In crafting its VMT mitigation plan, the county is looking to partner with several regional agencies, including the North County Transit District, San Diego Metropolitan Transit System and San Diego Association of Governments.
SANDAG, which is working on a regional transportation plan, may not be able to participate, a PDS official said.
Some elected officials have criticized SANDAG for pushing a plan they say is unworkable and unrealistic in a county where many rely on private vehicles for their daily needs, rather than buses or trollies.
Supervisor Joel Anderson said the climate proposal is flawed in that it has the county abdicating its authority to SANDAG.
“Rather than 100 percent focusing on abandoning poor, disadvantaged communities,” the county should think about bringing better transportation to them, he said.
Anderson said 500,000 county residents living in unincorporated regions have no voice on SANDAG.
“We’re gonna tell them: ‘We don’t care that you’re disadvantaged …we’re only going to look at it from one direction, and that is to meet VMT by excluding you instead of inclusion,” Anderson said. “I support inclusion.”
Board Chairwoman Nora Vargas, who also serves as SANDAG chairwoman, said she does so representing the entire county, both rural and urban, in a very thoughtful manner.

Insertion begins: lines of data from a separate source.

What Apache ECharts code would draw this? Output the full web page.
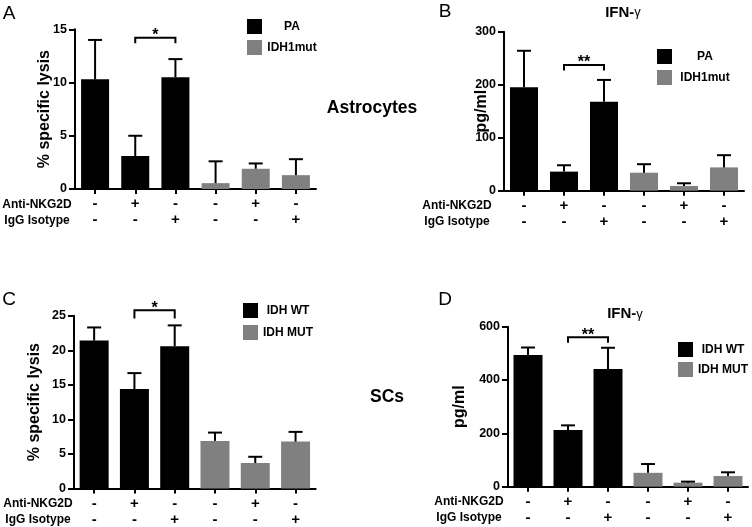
<!DOCTYPE html>
<html><head><meta charset="utf-8">
<script src="https://cdn.jsdelivr.net/npm/echarts@6/dist/echarts.min.js"></script>
<style>html,body{margin:0;padding:0;background:#fff}#c{width:752px;height:527px}</style>
</head><body><div id="c"></div>
<script>
// ---------- data ----------
const categories = ['c1','c2','c3','c4','c5','c6'];
const antiNKG2D  = ['-','+','-','-','+','-'];
const iggIsotype = ['-','-','+','-','-','+'];
const groupOf    = [0,0,0,1,1,1];

const legendAB = ['PA','IDH1mut'];
const legendCD = ['IDH WT','IDH MUT'];

const lysisA    = [10.3, 3.1, 10.5, 0.55, 1.9, 1.3];
const lysisAErr = [3.7, 1.9, 1.7, 2.05, 0.5, 1.5];
const ifnB      = [195, 36, 168, 34, 9, 44];
const ifnBErr   = [69, 12, 41, 16, 5, 23];
const lysisC    = [21.4, 14.4, 20.6, 6.9, 3.7, 6.8];
const lysisCErr = [1.9, 2.3, 3.0, 1.2, 0.9, 1.4];
const ifnD      = [494, 213, 441, 52, 15, 40];
const ifnDErr   = [28, 17, 80, 33, 4, 14];

const ticksA = [0, 5, 10, 15];
const ticksB = [0, 100, 200, 300];
const ticksC = [0, 5, 10, 15, 20, 25];
const ticksD = [0, 200, 400, 600];

// significance: [fromCat, toCat, bracketY, endY]
const sigA = [1, 2, 14.2, 13.7]; const sigALabel = '*';
const sigB = [1, 2, 237, 227];   const sigBLabel = '**';
const sigC = [1, 2, 25.8, 24.6]; const sigCLabel = '*';
const sigD = [1, 2, 560, 540];   const sigDLabel = '**';

// ---------- styling ----------
const FF = '"Liberation Sans", Arial, Helvetica, sans-serif';
const BLACK = '#000000', GREY = '#808080';
const colors = [BLACK, GREY];

const panels = [
  {grid:{left:75, top:29.3, width:241, height:159.7}, ticks:ticksA, vals:lysisA, errs:lysisAErr, names:legendAB, yname:'% specific lysis', nameGap:22, barW:28, sig:sigA, sigL:sigALabel,
   legend:{left:247, top:19, itemGap:6, tw:50}},
  {grid:{left:504, top:31.7, width:240, height:159}, ticks:ticksB, vals:ifnB, errs:ifnBErr, names:legendAB, yname:'pg/ml', nameGap:14, barW:28, sig:sigB, sigL:sigBLabel,
   legend:{left:657, top:49, itemGap:6, tw:56}},
  {grid:{left:74, top:315.7, width:241.7, height:172.9}, ticks:ticksC, vals:lysisC, errs:lysisCErr, names:legendCD, yname:'% specific lysis', nameGap:31, barW:29, sig:sigC, sigL:sigCLabel,
   legend:{left:243, top:303, itemGap:7, tw:50}},
  {grid:{left:508, top:326.7, width:240, height:160}, ticks:ticksD, vals:ifnD, errs:ifnDErr, names:legendCD, yname:'pg/ml', nameGap:40, barW:29, sig:sigD, sigL:sigDLabel,
   legend:{left:678, top:342, itemGap:5, tw:50}}
];

const grids = [], xAxes = [], yAxes = [], series = [], legends = [];
panels.forEach((p, k) => {
  grids.push(Object.assign({containLabel:false, outerBoundsMode:'none'}, p.grid));
  xAxes.push({
    type:'category', gridIndex:k, data:categories,
    axisLine:{show:true, lineStyle:{color:BLACK, width:2}},
    axisTick:{show:true, alignWithLabel:true, length:5, lineStyle:{color:BLACK, width:2}},
    axisLabel:{show:true, interval:0, margin:7, color:BLACK, fontFamily:FF, fontWeight:'bold', fontSize:15, lineHeight:16,
      formatter:(v, i) => antiNKG2D[i] + '\n' + iggIsotype[i]},
    splitLine:{show:false}
  });
  yAxes.push({
    type:'value', gridIndex:k, min:p.ticks[0], max:p.ticks[p.ticks.length-1], interval:p.ticks[1]-p.ticks[0],
    name:p.yname, nameLocation:'middle', nameGap:p.nameGap, nameMoveOverlap:false,
    nameTextStyle:{color:BLACK, fontFamily:FF, fontWeight:'bold', fontSize:16},
    axisLine:{show:true, lineStyle:{color:BLACK, width:2}},
    axisTick:{show:true, length:6, lineStyle:{color:BLACK, width:2}},
    axisLabel:{show:true, margin:8, color:BLACK, fontFamily:FF, fontWeight:'bold', fontSize:12.5},
    splitLine:{show:false}
  });
  [0,1].forEach(g => {
    series.push({
      type:'bar', name:p.names[g], xAxisIndex:k, yAxisIndex:k, barWidth:p.barW, barGap:'-100%',
      itemStyle:{color:colors[g]}, silent:true,
      data:p.vals.map((v,i) => groupOf[i] === g ? v : '-')
    });
  });
  series.push({
    type:'custom', xAxisIndex:k, yAxisIndex:k, z:3, silent:true,
    data:p.vals.map((m,i) => [i, m, m + p.errs[i]]),
    encode:{x:0, y:[1,2]},
    renderItem:(params, api) => {
      const i = api.value(0);
      const b = api.coord([i, api.value(1)]);
      const t = api.coord([i, api.value(2)]);
      const hw = 7;
      return {type:'group', children:[
        {type:'line', shape:{x1:b[0], y1:b[1], x2:t[0], y2:t[1]}, style:{stroke:BLACK, lineWidth:2}},
        {type:'line', shape:{x1:t[0]-hw, y1:t[1], x2:t[0]+hw, y2:t[1]}, style:{stroke:BLACK, lineWidth:2}}
      ]};
    }
  });
  const lbl = p.sigL;
  series.push({
    type:'custom', xAxisIndex:k, yAxisIndex:k, z:3, silent:true, clip:false,
    data:[p.sig], encode:{x:[0,1], y:[2,3]},
    renderItem:(params, api) => {
      const a  = api.coord([api.value(0), api.value(2)]);
      const b  = api.coord([api.value(1), api.value(2)]);
      const a2 = api.coord([api.value(0), api.value(3)]);
      const b2 = api.coord([api.value(1), api.value(3)]);
      return {type:'group', children:[
        {type:'polyline', shape:{points:[a2, a, b, b2]}, style:{stroke:BLACK, lineWidth:2, fill:null}},
        {type:'text', style:{text:lbl, x:(a[0]+b[0])/2, y:a[1]-2, align:'center', verticalAlign:'middle',
          font:'bold 16px ' + FF, fill:BLACK}}
      ]};
    }
  });
  legends.push({
    orient:'vertical', left:p.legend.left, top:p.legend.top, padding:0, itemGap:p.legend.itemGap,
    itemWidth:15, itemHeight:15, icon:'rect', selectedMode:false, data:p.names,
    formatter:n => '{t|' + n + '}',
    textStyle:{rich:{t:{width:p.legend.tw, align:'center', fontFamily:FF, fontWeight:'bold', fontSize:12, color:BLACK}}}
  });
});

function txt(x, y, text, size, weight, align) {
  return {type:'text', x:x, y:y, silent:true,
    style:{text:text, fill:BLACK, font:(weight||'normal') + ' ' + size + 'px ' + FF, align:align||'center', verticalAlign:'middle'}};
}
function ifn(x, y) {
  return {type:'text', x:x, y:y, silent:true,
    style:{text:'{b|IFN-}{g|γ}', align:'center', verticalAlign:'middle',
      rich:{b:{font:'bold 15px ' + FF, fill:BLACK}, g:{font:'normal 13px ' + FF, fill:BLACK}}}};
}
const rowY = [[205,221],[205.7,221.7],[503.6,519.6],[501.7,517.7]];
const rowX = [37, 457, 38, 469];
const graphics = [
  txt(9, 13.5, 'A', 19), txt(445, 11.5, 'B', 19), txt(9, 300, 'C', 19), txt(445, 299.5, 'D', 19),
  txt(372, 108, 'Astrocytes', 17.5, 'bold'), txt(387, 397, 'SCs', 17.5, 'bold'),
  ifn(623, 12.5), ifn(625, 314)
];
rowX.forEach((x, k) => {
  graphics.push(txt(x, rowY[k][0], 'Anti-NKG2D', 12, 'bold'));
  graphics.push(txt(x, rowY[k][1], 'IgG Isotype', 12, 'bold'));
});

const chart = echarts.init(document.getElementById('c'), null, {renderer:'canvas'});
chart.setOption({
  animation:false, backgroundColor:'#ffffff',
  textStyle:{fontFamily:FF},
  grid:grids, xAxis:xAxes, yAxis:yAxes, series:series, legend:legends,
  graphic:graphics
});
</script></body></html>
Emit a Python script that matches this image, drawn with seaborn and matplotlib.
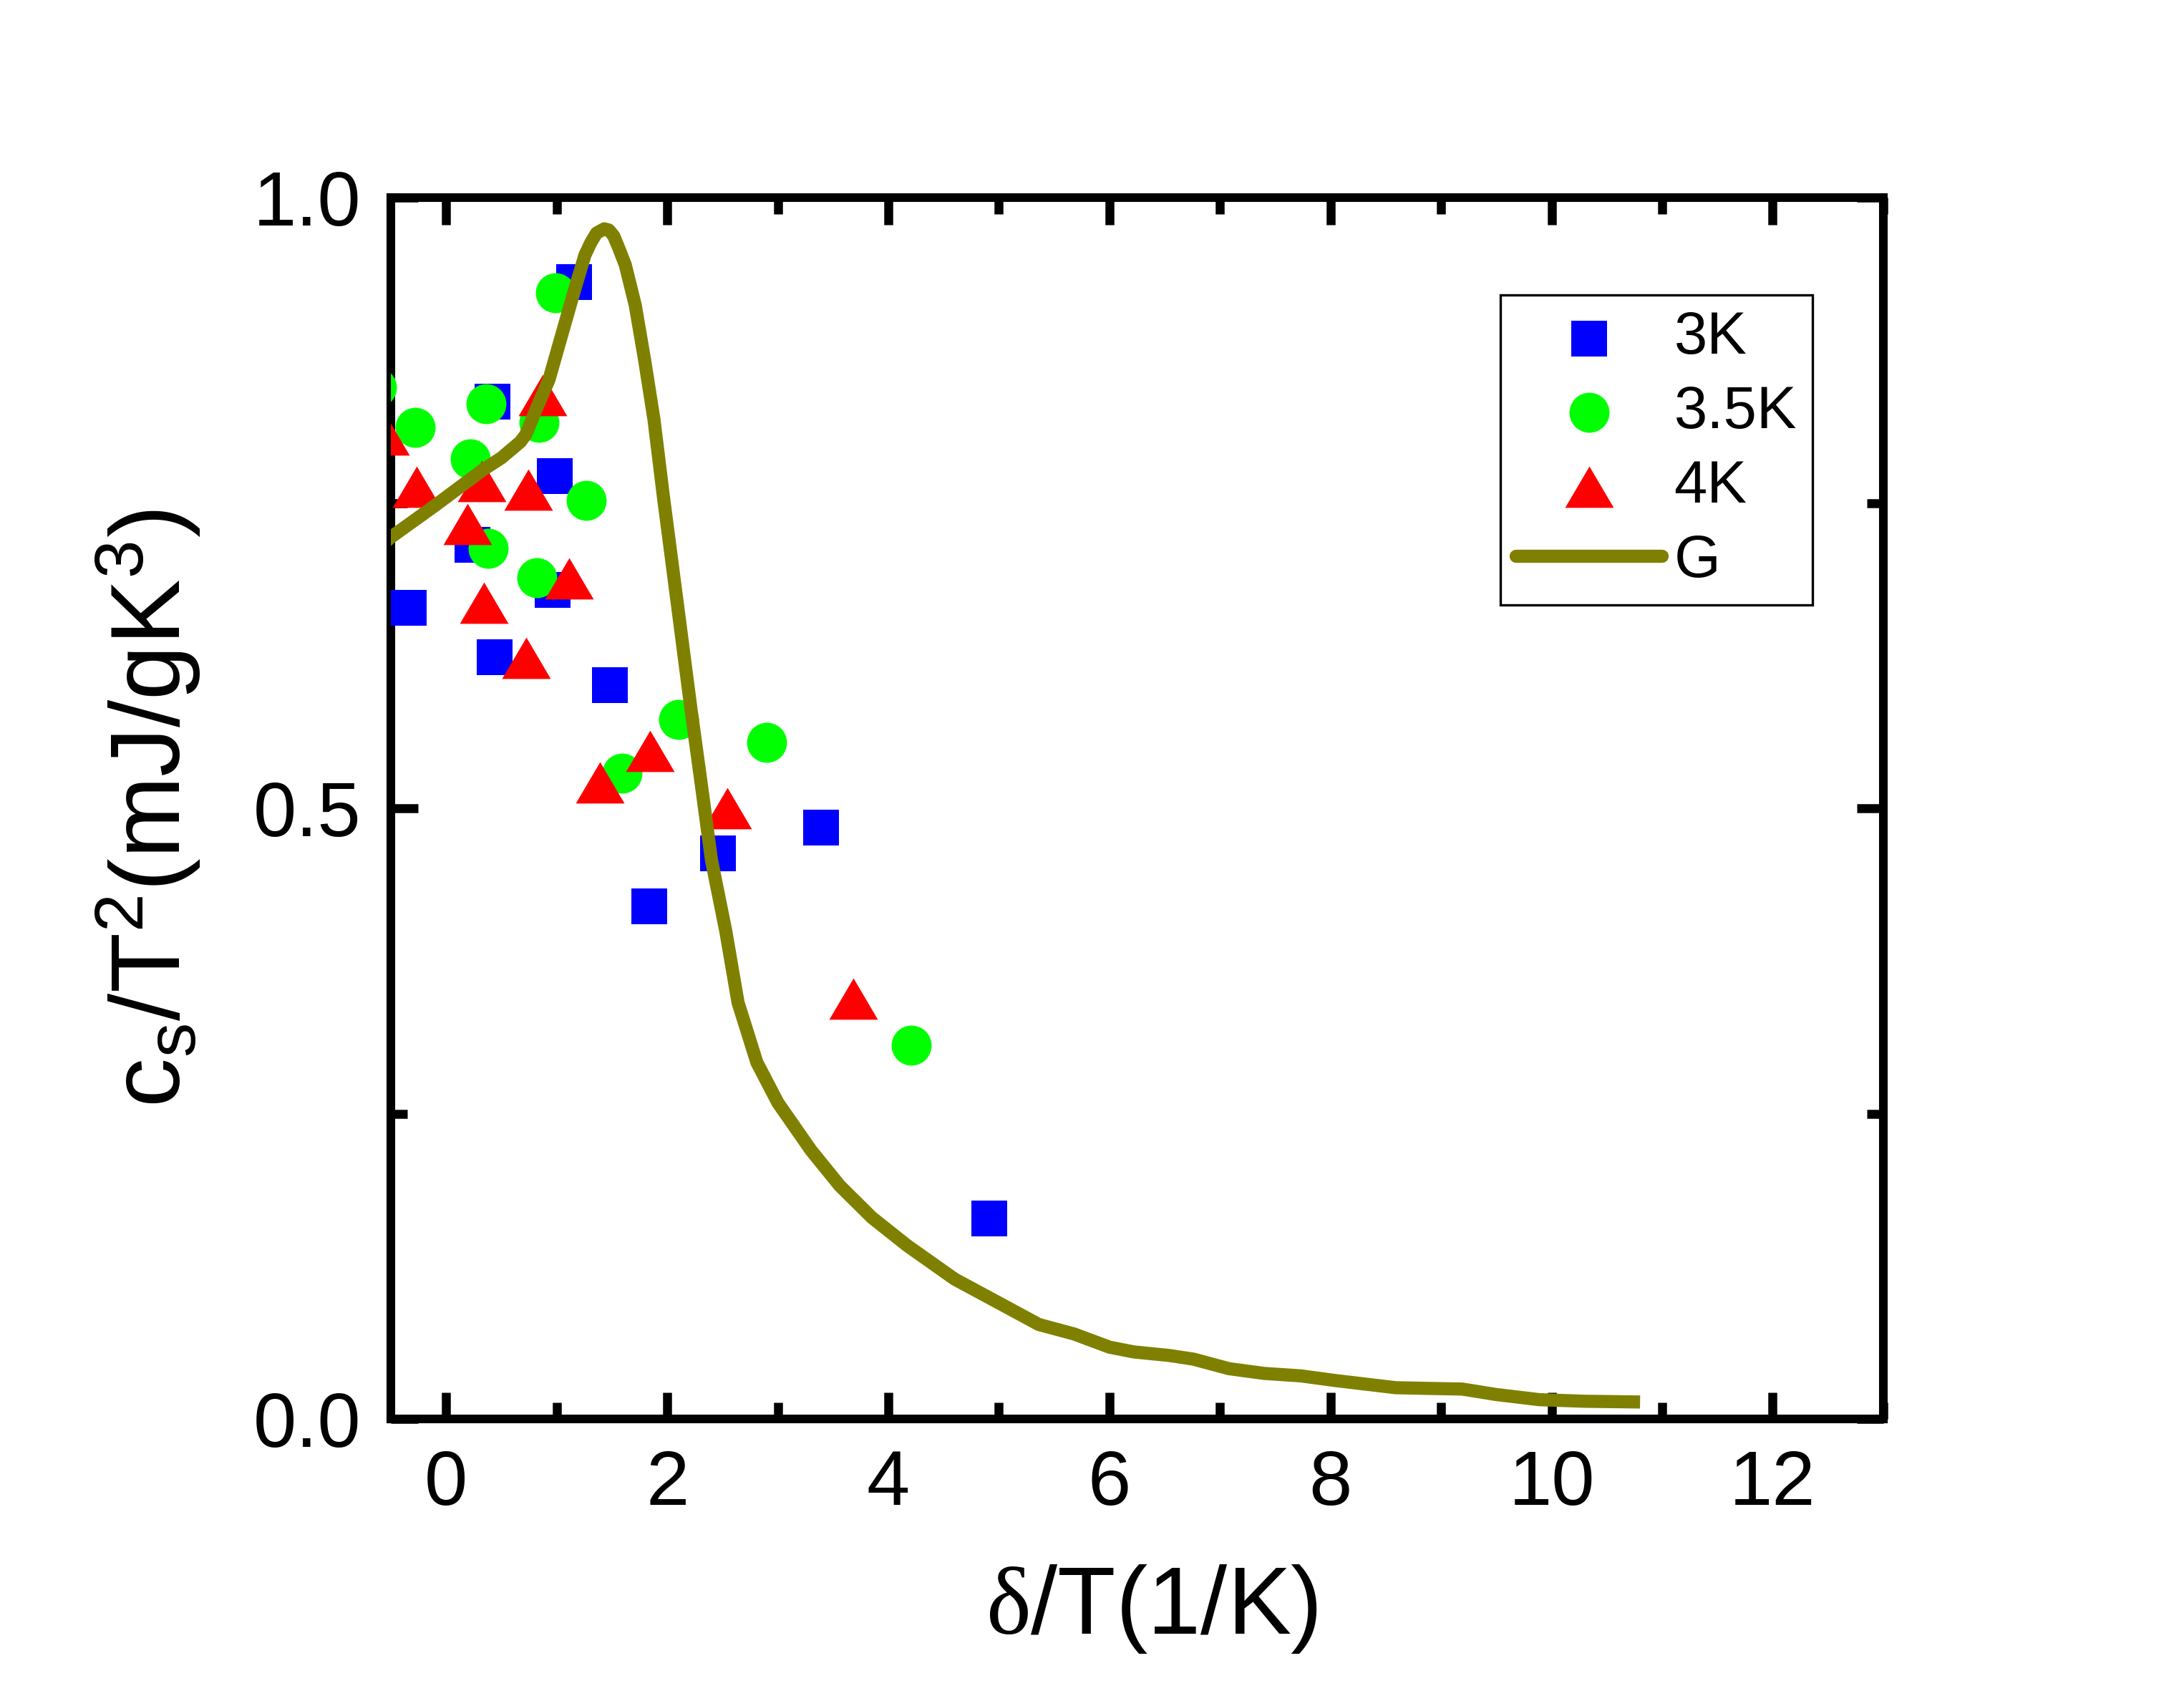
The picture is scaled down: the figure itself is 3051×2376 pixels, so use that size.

She said she agreed with Anderson about prioritizing better transportation in unincorporated areas, but such a plan still has to be regionally based.
“We want people to spend less time on freeways and more time with their families,” Vargas added.
Supervisor Jim Desmond, who has previously criticized the VMT concept, said if SANDAG won’t partner with the county on a VMT mitigation plan, it’s best to “charge ahead without them.”
The board needs to ensure that decisions on land use remain within the county’s control, he said.
“I understand they have a very good chair at SANDAG, but she’s not always going to be there,” Desmond said in reference to Vargas.
“We’ve got to find a way to allow for growth and services in all communities,” as developers are the ones who build homes, and more obstacles will keep prices high, Desmond added.
City News Service contributed to this article.